Myathropa florea, sometimes referred to as the Yellow-haired Sun Fly or the Batman hoverfly, is a very common European and North African species of hoverfly. Adults may be seen on flowers from May to September. It is of a similar size to the common drone fly (Eristalis tenax), but M. florea is generally more yellow, with two light bands to the thorax, interrupted with a black central smudge. In museum specimens, any yellow colour soon fades to brown after death. Like most species in the tribe Eristalini, M. florea is rather variable in size, shape and colour.

==Description==
For terms see Morphology of Diptera

The species has a wing length of 7–12 mm. Thorax dorsum with a characteristic "skull" black pattern. Abdomen black with yellow patterning. Legs pale and black. The larvae of the species were described and figured by Graham E. Rotheray in 1993.
See references for determination.

==Distribution==
Myathropa florea is found in the Palearctic from Fennoscandia south to Iberia and the Mediterranean basin, and from Ireland eastwards across Europe and Russia.
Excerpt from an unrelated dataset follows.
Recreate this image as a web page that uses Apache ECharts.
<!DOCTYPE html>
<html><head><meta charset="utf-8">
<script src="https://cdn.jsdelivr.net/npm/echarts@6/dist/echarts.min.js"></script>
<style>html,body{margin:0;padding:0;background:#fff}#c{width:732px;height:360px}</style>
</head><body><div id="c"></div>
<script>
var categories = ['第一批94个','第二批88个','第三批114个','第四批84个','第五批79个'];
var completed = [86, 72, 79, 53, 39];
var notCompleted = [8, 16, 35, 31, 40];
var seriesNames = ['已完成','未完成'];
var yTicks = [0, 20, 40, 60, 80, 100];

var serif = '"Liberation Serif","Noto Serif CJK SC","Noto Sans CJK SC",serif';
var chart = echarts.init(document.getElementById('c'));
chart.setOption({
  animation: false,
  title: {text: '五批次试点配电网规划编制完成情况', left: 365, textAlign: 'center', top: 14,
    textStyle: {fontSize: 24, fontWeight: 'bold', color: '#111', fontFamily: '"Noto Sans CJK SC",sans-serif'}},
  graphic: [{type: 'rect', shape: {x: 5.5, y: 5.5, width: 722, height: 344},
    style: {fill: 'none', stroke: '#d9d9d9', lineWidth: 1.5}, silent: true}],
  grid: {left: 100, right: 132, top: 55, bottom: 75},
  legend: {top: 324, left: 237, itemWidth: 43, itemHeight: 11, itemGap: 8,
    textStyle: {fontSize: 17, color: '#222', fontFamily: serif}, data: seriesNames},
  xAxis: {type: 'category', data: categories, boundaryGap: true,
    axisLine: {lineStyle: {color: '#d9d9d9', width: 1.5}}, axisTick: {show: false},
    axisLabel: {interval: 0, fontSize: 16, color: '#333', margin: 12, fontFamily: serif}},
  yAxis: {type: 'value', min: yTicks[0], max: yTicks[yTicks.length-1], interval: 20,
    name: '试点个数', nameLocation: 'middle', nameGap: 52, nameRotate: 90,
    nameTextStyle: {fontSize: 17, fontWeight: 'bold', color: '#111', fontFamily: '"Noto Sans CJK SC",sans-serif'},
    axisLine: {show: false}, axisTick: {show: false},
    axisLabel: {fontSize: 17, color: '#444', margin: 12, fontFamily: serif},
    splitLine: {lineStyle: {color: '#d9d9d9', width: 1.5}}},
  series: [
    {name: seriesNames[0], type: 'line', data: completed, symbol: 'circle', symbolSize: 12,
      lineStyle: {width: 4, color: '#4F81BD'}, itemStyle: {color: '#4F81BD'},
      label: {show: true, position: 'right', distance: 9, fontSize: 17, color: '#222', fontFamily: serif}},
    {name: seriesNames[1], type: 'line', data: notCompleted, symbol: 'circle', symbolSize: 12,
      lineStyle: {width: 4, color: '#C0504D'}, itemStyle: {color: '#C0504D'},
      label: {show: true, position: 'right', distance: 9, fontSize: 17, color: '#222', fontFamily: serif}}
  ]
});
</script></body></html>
It has been adventive on the Pacific coast of North America since 2005.

==Biology==

Feeding on flowers

They occur in deciduous forests, fen carr, farmland with trees, parks, and gardens.

They visit many different species of flowers, including umbellifers, Castanea, Convolvulus, Crataegus, Chaerophyllum, Euonymus, Filipendula, Hedera, Rhododendron, Rubus, Sambucus, Solidago, Sorbus, and Viburnum opulus.

The flight period is May to October. Larvae feed on bacteria in organic waterlogged detritus, often in the shallow rot holes of tree stumps.